WHAT YOU ARE ASKED TO DO
Leave out all pictures. Return exactly the lines from the top of the material through the line containing "const yTicksA = [10, 20, 30, 40, 50, 60];".

MATERIAL
........
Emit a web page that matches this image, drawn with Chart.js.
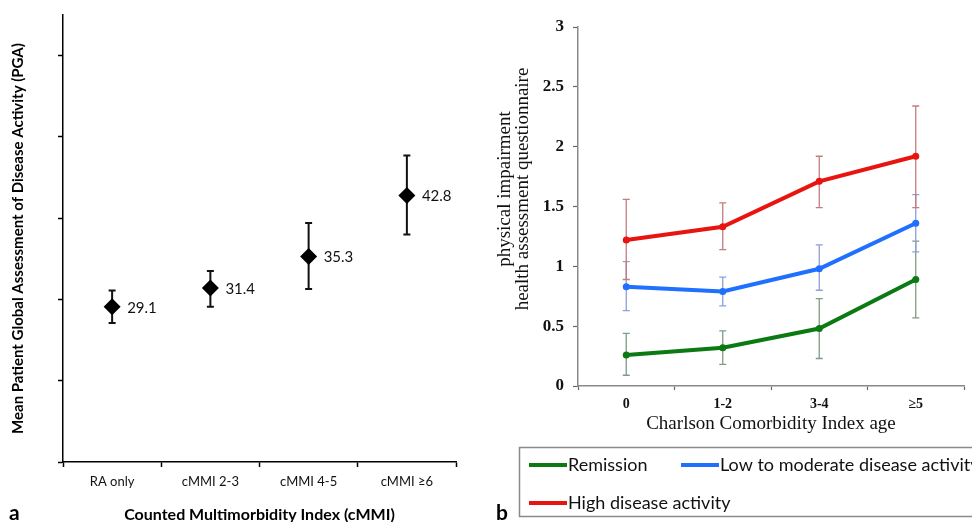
<!DOCTYPE html>
<html><head><meta charset="utf-8">
<script src="https://cdn.jsdelivr.net/npm/chart.js@4.4.0/dist/chart.umd.min.js"></script>
<style>
html,body{margin:0;padding:0;background:#fff;}
#wrap{position:relative;width:972px;height:522px;overflow:hidden;background:#fff;}
#ca{position:absolute;left:0;top:0;}
#cb{position:absolute;left:490px;top:0;}
</style></head><body>
<div id="wrap">
<canvas id="ca" width="480" height="522"></canvas>
<canvas id="cb" width="482" height="522"></canvas>
</div>
<script>
// ---- Panel a data ----
const catsA = ['RA only', 'cMMI 2-3', 'cMMI 4-5', 'cMMI \u22656'];
const pgaMean = [29.1, 31.4, 35.3, 42.8];
const pgaLow = [27.1, 29.1, 31.3, 38.0];
const pgaHigh = [31.1, 33.5, 39.4, 47.7];
const yTicksA = [10, 20, 30, 40, 50, 60];

// ---- Panel b data ----
const catsB = ['0', '1-2', '3-4', '\u22655'];
const remission = [0.26, 0.32, 0.48, 0.89];
const remissionLow = [0.09, 0.18, 0.23, 0.57];
const remissionHigh = [0.44, 0.46, 0.73, 1.21];
const lowMod = [0.83, 0.79, 0.98, 1.36];
const lowModLow = [0.63, 0.67, 0.80, 1.12];
const lowModHigh = [1.04, 0.91, 1.18, 1.60];
const highAct = [1.22, 1.33, 1.71, 1.92];
const highActLow = [0.89, 1.14, 1.49, 1.49];
const highActHigh = [1.56, 1.53, 1.92, 2.34];
const yTicksB = [0, 0.5, 1, 1.5, 2, 2.5, 3];
const yTickLabelsB = ['0', '0.5', '1', '1.5', '2', '2.5', '3'];

const SANS = 'Lato';
const SERIF = '"Liberation Serif"';

const errorBars = {
  id: 'errorBars',
  beforeDatasetsDraw(chart) {
    const {ctx, scales: {y}} = chart;
    chart.data.datasets.forEach((ds, i) => {
      if (!ds.errLow) return;
      const meta = chart.getDatasetMeta(i);
      ctx.save();
      ctx.strokeStyle = ds.errColor;
      ctx.lineWidth = ds.errWidth;
      const cap = ds.errCap;
      meta.data.forEach((pt, j) => {
        const px = pt.x;
        const yl = y.getPixelForValue(ds.errLow[j]);
        const yh = y.getPixelForValue(ds.errHigh[j]);
        ctx.beginPath();
        ctx.moveTo(px, yl); ctx.lineTo(px, yh);
        ctx.moveTo(px - cap, yl); ctx.lineTo(px + cap, yl);
        ctx.moveTo(px - cap, yh); ctx.lineTo(px + cap, yh);
        ctx.stroke();
      });
      ctx.restore();
    });
  }
};

const valueLabels = {
  id: 'valueLabels',
  afterDatasetsDraw(chart) {
    const {ctx} = chart;
    const ds = chart.data.datasets[0];
    const meta = chart.getDatasetMeta(0);
    ctx.save();
    ctx.font = '15px ' + SANS;
    ctx.fillStyle = '#111';
    ctx.textBaseline = 'middle';
    ctx.textAlign = 'left';
    meta.data.forEach((pt, j) => {
      ctx.fillText(ds.data[j].toFixed(1), pt.x + 15, pt.y + 1);
    });
    ctx.restore();
  },
  afterDraw(chart) {
    const {ctx} = chart;
    ctx.save();
    ctx.font = 'bold 21px ' + SANS;
    ctx.fillStyle = '#000';
    ctx.textBaseline = 'middle';
    ctx.textAlign = 'left';
    ctx.fillText('a', 9, 513);
    ctx.restore();
  }
};

new Chart(document.getElementById('ca'), {
  type: 'line',
  data: {
    labels: catsA,
    datasets: [{
      data: pgaMean,
      showLine: false,
      pointStyle: 'rectRot',
      pointRadius: 8.5,
      pointHoverRadius: 8.5,
      pointBackgroundColor: '#000',
      pointBorderColor: '#000',
      pointBorderWidth: 0,
      errLow: pgaLow,
      errHigh: pgaHigh,
      errColor: '#111',
      errWidth: 2,
      errCap: 3.5
    }]
  },
  options: {
    responsive: false,
    animation: false,
    events: [],
    layout: {padding: {top: 15, right: 24, bottom: 0, left: 0}},
    plugins: {legend: {display: false}, tooltip: {enabled: false}},
    scales: {
      x: {
        type: 'category',
        offset: true,
        grid: {display: true, drawOnChartArea: false, offset: true, tickLength: 5, tickColor: '#000', tickWidth: 1.5},
        border: {color: '#000', width: 1.5},
        ticks: {font: {family: SANS, size: 13}, color: '#111', padding: 7},
        title: {display: true, text: 'Counted Multimorbidity Index (cMMI)', font: {family: SANS, size: 16, weight: 'bold'}, color: '#000', padding: {top: 0, bottom: -2}},
        afterFit: s => { s.height = 60; }
      },
      y: {
        min: 10,
        max: 65,
        afterBuildTicks: s => { s.ticks = yTicksA.map(v => ({value: v})); },
        ticks: {display: false},
        grid: {drawOnChartArea: false, tickLength: 5, tickColor: '#000', tickWidth: 1.5},
        border: {color: '#000', width: 1.5},
        title: {display: true, text: 'Mean Patient Global Assessment of Disease Activity (PGA)', font: {family: SANS, size: 15, weight: 'bold'}, color: '#000', padding: {top: 9, bottom: 0}},
        afterFit: s => { s.width = 63; }
      }
    }
  },
  plugins: [errorBars, valueLabels]
});

const panelB = {
  id: 'panelB',
  afterDraw(chart) {
    const {ctx} = chart;
    ctx.save();
    // y-axis title (two lines)
    ctx.fillStyle = '#111';
    ctx.font = '19px ' + SERIF;
    ctx.textAlign = 'center';
    ctx.textBaseline = 'middle';
    ctx.translate(15, 189);
    ctx.rotate(-Math.PI / 2);
    ctx.fillText('physical impairment', 0, 0);
    ctx.fillText('health assessment questionnaire', 0, 18);
    ctx.restore();

    // legend box
    ctx.save();
    ctx.strokeStyle = '#8a8a8a';
    ctx.lineWidth = 1.5;
    ctx.strokeRect(29.5, 447.5, 600, 69);
    const items = [
      {ds: 0, x: 39, y: 465},
      {ds: 1, x: 191, y: 465},
      {ds: 2, x: 39, y: 503}
    ];
    ctx.font = '18px ' + SANS;
    ctx.textBaseline = 'middle';
    ctx.textAlign = 'left';
    items.forEach(it => {
      const ds = chart.data.datasets[it.ds];
      ctx.strokeStyle = ds.borderColor;
      ctx.lineWidth = 4;
      ctx.beginPath();
      ctx.moveTo(it.x, it.y); ctx.lineTo(it.x + 38, it.y);
      ctx.stroke();
      ctx.fillStyle = '#111';
      ctx.fillText(ds.label, it.x + 39, it.y);
    });
    ctx.font = 'bold 21px ' + SANS;
    ctx.fillStyle = '#000';
    ctx.fillText('b', 6, 513);
    ctx.restore();
  }
};

function lineDs(label, data, lo, hi, color, errColor) {
  return {
    label, data,
    borderColor: color, backgroundColor: color,
    borderWidth: 4,
    pointRadius: 3.5, pointHoverRadius: 3.5,
    pointBackgroundColor: color, pointBorderColor: color, pointBorderWidth: 0,
    tension: 0,
    errLow: lo, errHigh: hi, errColor: errColor, errWidth: 1.3, errCap: 3.5
  };
}

new Chart(document.getElementById('cb'), {
  type: 'line',
  data: {
    labels: catsB,
    datasets: [
      lineDs('Remission', remission, remissionLow, remissionHigh, '#0b7a12', '#7f9c86'),
      lineDs('Low to moderate disease activity', lowMod, lowModLow, lowModHigh, '#2070ff', '#8e9ed8'),
      lineDs('High disease activity', highAct, highActLow, highActHigh, '#e8140f', '#c47c80')
    ]
  },
  options: {
    responsive: false,
    animation: false,
    events: [],
    layout: {padding: {top: 27, right: 8, bottom: 82, left: 0}},
    plugins: {legend: {display: false}, tooltip: {enabled: false}},
    scales: {
      x: {
        type: 'category',
        offset: true,
        grid: {display: true, drawOnChartArea: false, offset: true, tickLength: 4, tickColor: '#666', tickWidth: 1.2},
        border: {color: '#8a8a8a', width: 1.5},
        ticks: {font: {family: SERIF, size: 14, weight: 'bold'}, color: '#111', padding: 6},
        title: {display: true, text: 'Charlson Comorbidity Index age', font: {family: SERIF, size: 19}, color: '#111', padding: {top: 0, bottom: 5}},
        afterFit: s => { s.height = 54; }
      },
      y: {
        min: 0,
        max: 3,
        afterBuildTicks: s => { s.ticks = yTicksB.map(v => ({value: v})); },
        ticks: {
          font: {family: SERIF, size: 17, weight: 'bold'}, color: '#111', padding: 9,
          callback: (v, i) => yTickLabelsB[i]
        },
        grid: {drawOnChartArea: false, tickLength: 5, tickColor: '#666', tickWidth: 1.2},
        border: {color: '#8a8a8a', width: 1.5},
        afterFit: s => { s.width = 88; }
      }
    }
  },
  plugins: [errorBars, panelB]
});
</script>
</body></html>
........
EXERCISE RESPONSE
Emit a web page that matches this image, drawn with Chart.js.
<!DOCTYPE html>
<html><head><meta charset="utf-8">
<script src="https://cdn.jsdelivr.net/npm/chart.js@4.4.0/dist/chart.umd.min.js"></script>
<style>
html,body{margin:0;padding:0;background:#fff;}
#wrap{position:relative;width:972px;height:522px;overflow:hidden;background:#fff;}
#ca{position:absolute;left:0;top:0;}
#cb{position:absolute;left:490px;top:0;}
</style></head><body>
<div id="wrap">
<canvas id="ca" width="480" height="522"></canvas>
<canvas id="cb" width="482" height="522"></canvas>
</div>
<script>
// ---- Panel a data ----
const catsA = ['RA only', 'cMMI 2-3', 'cMMI 4-5', 'cMMI \u22656'];
const pgaMean = [29.1, 31.4, 35.3, 42.8];
const pgaLow = [27.1, 29.1, 31.3, 38.0];
const pgaHigh = [31.1, 33.5, 39.4, 47.7];
const yTicksA = [10, 20, 30, 40, 50, 60];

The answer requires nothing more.